### [Source records]

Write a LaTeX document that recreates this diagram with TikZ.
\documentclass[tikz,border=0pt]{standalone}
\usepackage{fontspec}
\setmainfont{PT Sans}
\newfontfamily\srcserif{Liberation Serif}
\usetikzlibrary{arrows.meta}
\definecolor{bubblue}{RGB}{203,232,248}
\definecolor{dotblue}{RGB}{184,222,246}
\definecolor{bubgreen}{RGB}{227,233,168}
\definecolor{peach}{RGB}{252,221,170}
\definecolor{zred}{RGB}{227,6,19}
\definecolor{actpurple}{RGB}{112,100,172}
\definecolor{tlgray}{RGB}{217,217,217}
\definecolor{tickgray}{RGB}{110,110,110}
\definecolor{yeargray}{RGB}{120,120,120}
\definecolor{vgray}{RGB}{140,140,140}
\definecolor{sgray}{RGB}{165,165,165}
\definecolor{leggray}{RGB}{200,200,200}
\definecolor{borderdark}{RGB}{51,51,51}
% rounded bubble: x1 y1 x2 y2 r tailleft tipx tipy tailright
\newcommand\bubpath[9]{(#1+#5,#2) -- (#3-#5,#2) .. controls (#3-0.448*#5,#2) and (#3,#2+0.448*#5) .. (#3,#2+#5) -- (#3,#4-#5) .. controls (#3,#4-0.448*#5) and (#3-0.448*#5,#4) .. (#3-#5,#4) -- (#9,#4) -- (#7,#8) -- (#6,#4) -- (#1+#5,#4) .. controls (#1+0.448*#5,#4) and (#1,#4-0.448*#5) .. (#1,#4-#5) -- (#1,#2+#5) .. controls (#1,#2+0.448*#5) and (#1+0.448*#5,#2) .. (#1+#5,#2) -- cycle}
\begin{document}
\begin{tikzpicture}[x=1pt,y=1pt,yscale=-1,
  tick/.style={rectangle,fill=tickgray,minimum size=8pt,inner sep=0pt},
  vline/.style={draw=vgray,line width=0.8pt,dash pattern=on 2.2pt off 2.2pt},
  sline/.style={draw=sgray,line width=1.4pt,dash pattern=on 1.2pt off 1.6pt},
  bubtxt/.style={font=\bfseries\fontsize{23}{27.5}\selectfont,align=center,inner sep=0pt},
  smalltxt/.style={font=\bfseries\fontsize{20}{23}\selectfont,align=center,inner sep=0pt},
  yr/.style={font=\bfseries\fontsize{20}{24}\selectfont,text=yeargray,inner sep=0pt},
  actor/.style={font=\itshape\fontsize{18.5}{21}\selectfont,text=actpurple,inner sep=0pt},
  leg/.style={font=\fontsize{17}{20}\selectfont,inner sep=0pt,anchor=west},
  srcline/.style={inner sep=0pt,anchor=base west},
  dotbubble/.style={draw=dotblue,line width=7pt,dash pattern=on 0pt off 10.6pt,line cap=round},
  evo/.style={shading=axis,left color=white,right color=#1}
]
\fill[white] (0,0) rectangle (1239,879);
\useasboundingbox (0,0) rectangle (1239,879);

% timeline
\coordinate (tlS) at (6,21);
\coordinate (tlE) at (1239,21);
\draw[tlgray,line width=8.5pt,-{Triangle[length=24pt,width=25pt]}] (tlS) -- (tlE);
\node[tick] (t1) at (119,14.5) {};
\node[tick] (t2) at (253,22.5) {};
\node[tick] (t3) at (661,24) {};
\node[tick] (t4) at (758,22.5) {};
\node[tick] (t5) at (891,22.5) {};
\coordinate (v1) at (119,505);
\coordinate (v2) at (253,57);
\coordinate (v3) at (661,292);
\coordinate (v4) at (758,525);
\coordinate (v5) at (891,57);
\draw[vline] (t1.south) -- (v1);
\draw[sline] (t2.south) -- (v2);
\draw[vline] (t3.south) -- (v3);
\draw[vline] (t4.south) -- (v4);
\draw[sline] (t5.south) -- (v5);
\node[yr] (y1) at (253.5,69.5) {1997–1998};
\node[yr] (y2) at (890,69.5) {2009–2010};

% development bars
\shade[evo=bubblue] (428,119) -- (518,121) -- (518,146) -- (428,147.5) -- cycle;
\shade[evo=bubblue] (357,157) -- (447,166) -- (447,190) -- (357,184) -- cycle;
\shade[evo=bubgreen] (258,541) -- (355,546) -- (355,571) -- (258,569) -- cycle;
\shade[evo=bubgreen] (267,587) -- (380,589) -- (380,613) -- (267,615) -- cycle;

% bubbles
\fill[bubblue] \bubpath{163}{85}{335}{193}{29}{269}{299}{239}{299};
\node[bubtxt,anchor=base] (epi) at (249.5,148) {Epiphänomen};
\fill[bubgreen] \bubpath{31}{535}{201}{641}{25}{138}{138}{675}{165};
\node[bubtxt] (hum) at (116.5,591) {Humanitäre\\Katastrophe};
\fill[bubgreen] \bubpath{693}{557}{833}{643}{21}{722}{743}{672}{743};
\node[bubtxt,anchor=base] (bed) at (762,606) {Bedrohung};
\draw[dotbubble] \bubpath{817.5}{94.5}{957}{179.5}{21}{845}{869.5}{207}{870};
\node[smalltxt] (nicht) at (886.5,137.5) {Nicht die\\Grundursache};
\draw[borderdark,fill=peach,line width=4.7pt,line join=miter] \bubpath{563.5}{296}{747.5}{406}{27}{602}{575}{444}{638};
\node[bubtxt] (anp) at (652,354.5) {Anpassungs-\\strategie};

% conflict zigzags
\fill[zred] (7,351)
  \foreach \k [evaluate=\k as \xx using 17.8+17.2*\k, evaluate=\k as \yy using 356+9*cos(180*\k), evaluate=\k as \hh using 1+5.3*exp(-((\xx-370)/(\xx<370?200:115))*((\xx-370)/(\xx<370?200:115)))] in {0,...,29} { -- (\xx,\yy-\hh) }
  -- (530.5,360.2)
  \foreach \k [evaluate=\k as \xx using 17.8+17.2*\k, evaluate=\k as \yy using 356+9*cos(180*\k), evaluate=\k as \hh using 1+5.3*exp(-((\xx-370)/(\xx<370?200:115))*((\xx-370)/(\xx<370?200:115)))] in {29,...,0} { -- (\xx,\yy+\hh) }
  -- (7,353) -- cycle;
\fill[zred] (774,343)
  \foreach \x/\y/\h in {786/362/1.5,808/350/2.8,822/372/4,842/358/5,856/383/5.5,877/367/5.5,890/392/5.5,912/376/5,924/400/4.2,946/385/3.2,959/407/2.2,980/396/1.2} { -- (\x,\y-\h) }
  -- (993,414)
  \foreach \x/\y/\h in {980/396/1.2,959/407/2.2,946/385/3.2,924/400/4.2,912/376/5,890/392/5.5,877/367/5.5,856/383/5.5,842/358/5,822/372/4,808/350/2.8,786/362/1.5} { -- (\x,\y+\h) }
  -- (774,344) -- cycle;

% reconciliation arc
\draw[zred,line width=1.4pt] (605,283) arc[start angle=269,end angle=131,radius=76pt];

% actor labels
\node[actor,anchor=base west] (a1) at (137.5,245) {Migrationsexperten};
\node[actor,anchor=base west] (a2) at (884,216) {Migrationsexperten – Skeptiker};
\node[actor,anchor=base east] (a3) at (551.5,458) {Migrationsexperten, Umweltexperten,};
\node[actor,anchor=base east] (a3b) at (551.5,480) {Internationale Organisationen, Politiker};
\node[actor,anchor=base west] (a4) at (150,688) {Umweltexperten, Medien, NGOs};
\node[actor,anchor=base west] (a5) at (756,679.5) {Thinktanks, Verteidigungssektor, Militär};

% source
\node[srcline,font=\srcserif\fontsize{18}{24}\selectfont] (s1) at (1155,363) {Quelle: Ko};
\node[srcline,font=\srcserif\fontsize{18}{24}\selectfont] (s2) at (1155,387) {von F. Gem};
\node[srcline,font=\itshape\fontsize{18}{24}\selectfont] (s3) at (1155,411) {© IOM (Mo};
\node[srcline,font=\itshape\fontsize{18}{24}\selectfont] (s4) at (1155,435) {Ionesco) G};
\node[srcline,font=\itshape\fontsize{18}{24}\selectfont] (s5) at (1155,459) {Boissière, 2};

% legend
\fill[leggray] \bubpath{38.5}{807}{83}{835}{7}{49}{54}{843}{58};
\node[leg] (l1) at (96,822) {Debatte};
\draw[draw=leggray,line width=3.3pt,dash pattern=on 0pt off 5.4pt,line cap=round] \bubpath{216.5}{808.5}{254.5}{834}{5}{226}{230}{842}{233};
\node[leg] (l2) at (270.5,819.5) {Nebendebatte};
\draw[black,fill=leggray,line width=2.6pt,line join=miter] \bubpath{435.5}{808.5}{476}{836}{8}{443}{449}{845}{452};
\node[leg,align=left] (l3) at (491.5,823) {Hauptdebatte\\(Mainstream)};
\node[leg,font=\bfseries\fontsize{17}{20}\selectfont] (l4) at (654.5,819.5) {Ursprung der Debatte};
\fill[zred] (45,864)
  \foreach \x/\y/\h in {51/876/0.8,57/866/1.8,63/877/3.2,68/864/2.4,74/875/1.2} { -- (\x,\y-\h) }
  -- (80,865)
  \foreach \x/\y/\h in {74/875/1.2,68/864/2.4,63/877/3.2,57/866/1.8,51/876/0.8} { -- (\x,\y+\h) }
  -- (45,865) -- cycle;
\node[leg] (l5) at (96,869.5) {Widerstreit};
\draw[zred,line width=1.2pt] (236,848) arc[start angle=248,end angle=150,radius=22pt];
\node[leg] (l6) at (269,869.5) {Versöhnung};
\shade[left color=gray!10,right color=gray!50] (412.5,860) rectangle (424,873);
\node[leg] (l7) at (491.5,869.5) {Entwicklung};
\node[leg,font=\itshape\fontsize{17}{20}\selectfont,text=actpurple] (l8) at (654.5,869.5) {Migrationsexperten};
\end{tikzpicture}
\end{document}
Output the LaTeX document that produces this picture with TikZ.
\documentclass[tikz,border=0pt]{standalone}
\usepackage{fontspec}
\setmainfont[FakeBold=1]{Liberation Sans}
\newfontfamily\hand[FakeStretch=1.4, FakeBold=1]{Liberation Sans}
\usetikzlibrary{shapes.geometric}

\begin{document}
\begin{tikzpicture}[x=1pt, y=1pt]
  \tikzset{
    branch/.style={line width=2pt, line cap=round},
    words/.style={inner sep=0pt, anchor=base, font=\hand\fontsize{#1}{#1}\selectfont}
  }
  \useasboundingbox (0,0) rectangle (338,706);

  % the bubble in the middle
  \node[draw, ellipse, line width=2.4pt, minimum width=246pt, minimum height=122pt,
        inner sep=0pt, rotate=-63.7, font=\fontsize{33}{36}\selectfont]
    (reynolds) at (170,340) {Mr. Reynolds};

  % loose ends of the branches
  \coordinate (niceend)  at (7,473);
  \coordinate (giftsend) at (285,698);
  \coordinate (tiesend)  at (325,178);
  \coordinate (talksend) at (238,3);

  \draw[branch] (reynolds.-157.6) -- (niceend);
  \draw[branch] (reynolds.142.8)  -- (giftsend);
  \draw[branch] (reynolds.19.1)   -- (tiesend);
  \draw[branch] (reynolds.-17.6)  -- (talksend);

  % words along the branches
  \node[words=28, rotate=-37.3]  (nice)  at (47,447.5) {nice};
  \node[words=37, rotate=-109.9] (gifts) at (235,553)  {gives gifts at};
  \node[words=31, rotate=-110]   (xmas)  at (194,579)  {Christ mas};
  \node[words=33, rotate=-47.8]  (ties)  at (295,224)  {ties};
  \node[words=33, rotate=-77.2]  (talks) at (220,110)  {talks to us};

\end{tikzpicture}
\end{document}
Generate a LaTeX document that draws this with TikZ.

### [Objective]
All lines of the data above that include the word "LaTeX" must be shown.

### [Response to this exercise]
Write a LaTeX document that recreates this diagram with TikZ.
Output the LaTeX document that produces this picture with TikZ.
Generate a LaTeX document that draws this with TikZ.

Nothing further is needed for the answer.